What do you see in perspective: do you see the Russians demanding to build, jointly with NATO, this anti-missile defence system, or NATO and the US are against this and do not give any judicial guarantees? How may this situation develop, is Russia in some way going to give this up and maybe agree with NATO and America’s point of view?

“But the one thing that does consistently emerge in this whole conversation of the ballistic self-defense is that Russia makes a suggestion which is impractical, impossible or just plain fantastic, and insists on it, in spite of all the obvious technical difficulties. And then, when it is ignored, eventually gives it up and doesn’t mention it again. I have in mind, for example, the Qabala radiolocation station. I also have in mind sectoral approach to division of responsibility between Russia or NATO missile defence which was never going to work because of simple unfortunate facts of geo­graphy, like there isn’t a nice, straight line running between Russia and NATO. So, you have to have responsibility of one part, of one partner given to the other for coverage. And if Russia is never going to agree to NATO covering its territory for missile defence, why on earth should NATO consider Russia, which with its for the time being much inferior technology won’t give it to do so for NATO? Why would that happen? It makes no sense. So it is a great relief that that proposal has now quietly disappeared after it was ignored in Sochi and thereafter.”

Anyway, you know there were some proposals in Stalin’s time or later, maybe under Khrushchev, to invite Russia into NATO. There have also been some suggestions from Russia concerning its joining NATO. How do you see it, can NATO make some offers to Russia in the future? That was the question Medvedev was asked while he was talking to journalists. How do you see it, what kind of policy should NATO carry out to involve Russia more and more?

“How does the saying go? ‘NATO does not invite, you have to ask for membership.’ So it is not really for NATO to do anything more for Russia than for anybody else and make the opportunity available. Now it’s one thing that if Russia were to consider NATO membership, they wouldn’t get past Chapter 1 Part 1 of the Membership Action Plan… But there would be so many advantages to Russia becoming if not an actual member, then at least a close partner of NATO. It would remove at a stroke so many of the Russian objections to what the NATO does. In fact, it would be so much a positive thing. I talked, not so long ago, with Dmitry Rogozin. I was just giving him one of the justifications for why Russia would not join NATO, it is so well then we would no longer have any grounds to objecting to Ukraine and Georgia, which is such a ridiculously circular argument that just proves the point that the sense of all things to do is to join in and get on board.”

Indeed, you are right. Maybe you know, two years ago Po­land’s ex-President Aleksander Kwas­niewski said that Russia and Ukraine would join NATO. Who knows… But what do you think about Ukraine now as a non-bloc country?

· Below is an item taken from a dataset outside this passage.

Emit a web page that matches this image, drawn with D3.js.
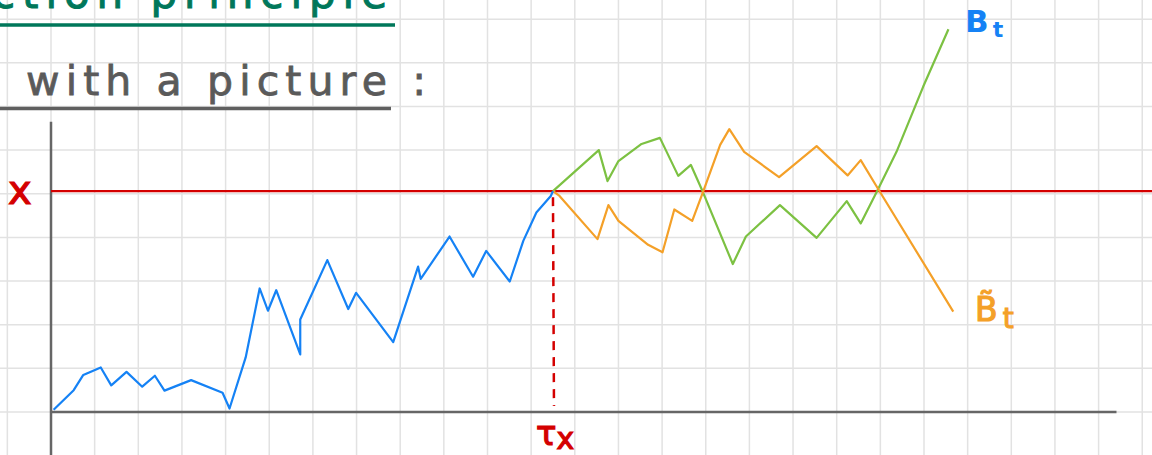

Is it a positive role, being a non-bloc member?

“It depends on how you identify ‘non-bloc.’ If it means not getting involved in any, this is very very bad news. If it means playing one side against the other, then we go down the Lu­ka­shen­ka road, and that’s not very good news either. It is possible to be non-bloc in a positive manner, but it’s not an easy job. It takes fine management and fine tuning of your external political sensitivity. It has to be said that we haven’t seen much of that in Ukraine lately.”

Does Ukraine in your opinion play a positive role as a non-bloc country or not?

“It could, but for the moment it’s the opposite.”